Accepting the award from the head of Africa Fashion Week, Precious Moloi-Motsepe, in the early hours of yesterday morning, Boateng said that he had never before won an African award.

"That's a special thing. I have been doing this for a while and have never said that Africa is my inspiration."

But, having watched the work of 30 African designers being showcased at the Africa Fashion Week last week, Boateng, who is of Ghanain descent, said: "I feel that this is a great start."

Boateng has for the last two decades worked on Savile Row, in London, reinterpreting quintessential British bespoke tailoring by giving it a contemporary twist.

In recognition of the strong emergence of a global African aesthetic, the Designer of the Year (Africa) award was won by Nigerian Lisa Folwaiyo's label, Jewel by Lisa.

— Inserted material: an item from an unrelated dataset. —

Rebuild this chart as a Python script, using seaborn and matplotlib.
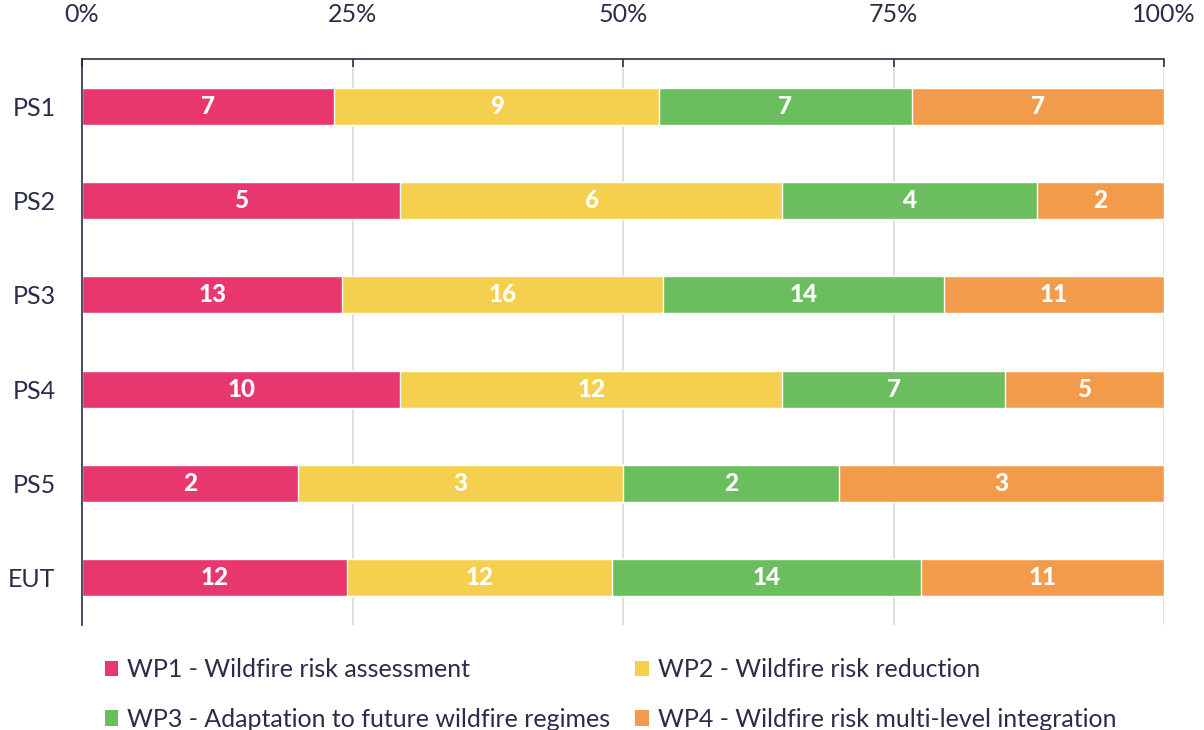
import numpy as np
import pandas as pd
import matplotlib
matplotlib.use("Agg")
import matplotlib.pyplot as plt
import seaborn as sns
from matplotlib.patches import Patch

categories = ["PS1", "PS2", "PS3", "PS4", "PS5", "EUT"]
wp1 = [7, 5, 13, 10, 2, 12]
wp2 = [9, 6, 16, 12, 3, 12]
wp3 = [7, 4, 14, 7, 2, 14]
wp4 = [7, 2, 11, 5, 3, 11]
series_names = ["WP1 - Wildfire risk assessment", "WP2 - Wildfire risk reduction",
                "WP3 - Adaptation to future wildfire regimes", "WP4 - Wildfire risk multi-level integration"]
colors = ["#E8366E", "#F4D04E", "#6BBE5E", "#F29B4A"]
tick_vals = [0, 25, 50, 75, 100]
tick_labels = ["0%", "25%", "50%", "75%", "100%"]

sns.set_theme(style="white")
plt.rcParams['font.family'] = ['Lato', 'DejaVu Sans']
text_color = "#2B2D48"

counts = np.array([wp1, wp2, wp3, wp4], dtype=float)
totals = counts.sum(axis=0)
pct = counts / totals * 100
cum = np.cumsum(pct, axis=0)

fig = plt.figure(figsize=(12.04, 7.3), dpi=100)
ax = fig.add_axes([82/1204, 1 - 625/730, (1164-82)/1204, (625-59)/730])

for i in range(3, -1, -1):
    df = pd.DataFrame({"cat": categories, "val": cum[i]})
    sns.barplot(data=df, x="val", y="cat", orient="h", color=colors[i],
                saturation=1, width=0.39, ax=ax, zorder=2)

for i in range(4):
    starts = cum[i] - pct[i]
    for j, c in enumerate(categories):
        ax.text(starts[j] + pct[i][j] / 2, j, f"{int(counts[i][j])}",
                ha="center", va="center", color="white", fontsize=17.5, fontweight=900, zorder=3)

ax.set_xlim(0, 100)
ax.set_ylim(5.5, -0.5)
ax.set_xticks(tick_vals)
ax.set_xticklabels(tick_labels)
ax.xaxis.tick_top()
ax.tick_params(axis="x", which="both", top=True, bottom=False, length=6, direction="in",
               width=1.2, color=text_color, pad=24, labelsize=18, labelcolor=text_color)
ax.tick_params(axis="y", length=0, pad=19, labelsize=18, labelcolor=text_color)
ax.set_xlabel("")
ax.set_ylabel("")
ax.grid(axis="x", color="#D9D9D9", linewidth=1.2, zorder=0)
ax.grid(axis="y", visible=False)
ax.set_axisbelow(True)
for s in ["right", "bottom"]:
    ax.spines[s].set_visible(False)
for s in ["left", "top"]:
    ax.spines[s].set_color(text_color)
    ax.spines[s].set_linewidth(1.2)

order = [0, 2, 1, 3]
handles = [Patch(facecolor=colors[i], edgecolor="none", label=series_names[i]) for i in order]
fig.legend(handles=handles, loc="lower left", bbox_to_anchor=(82/1204, -0.032), ncol=2,
           frameon=False, fontsize=18, labelcolor=text_color, handlelength=0.55, handleheight=0.55,
           handletextpad=0.35, columnspacing=1.0, labelspacing=1.07)

fig.savefig("out.png", dpi=100)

Bethann Hardison, an African-American, who is an editor-at-large for Italian Vogue, won the Outstanding Contribution to African Fashion award, which was announced by last year's winner, designer Marianne Fassler.

Kenyan model Ajuma Nasenyana won the Model of the Year award to loud applause. She said that her delightful runway performance was inspired by "the great talent of Africa".

The ceremony, which started after midnight on Saturday, marked the end of Africa Fashion Week.

Thirty designers showed their work at the Sandton Convention Centre over three days. Highlights were the collections of Nigerian-American Lola Faturoti; Mataano, the label of Somalian-born and New York resident twins Ayaan and Idyl Mohallim; Alexander Koutny, Marianne Fassler and Kluk CGDT.

The last show on Saturday night, David Tlale's special climate change-themed event, scheduled for 8pm, at the SA Mint was controversial. The shows ran late during the day, and those who wanted to attend the Tlale event could not leave for the Centurion venue until after 9pm.

The show itself got mixed reviews. One tweet said: "Even though SA menswear fashion is at a crisis, David Tlale should consider sticking to womenswear ... just saying."

Before the announcements, AFW spokesman Allana Finley explained the stringent criteria of the judges, who included local and international names such as Michael Roberts, Vanity Fair's fashion director; Shaun Borstrock, founding member of Design For Africa; Helen Jennings, editor of ARISE magazine and Adam Levin, South African writer and author.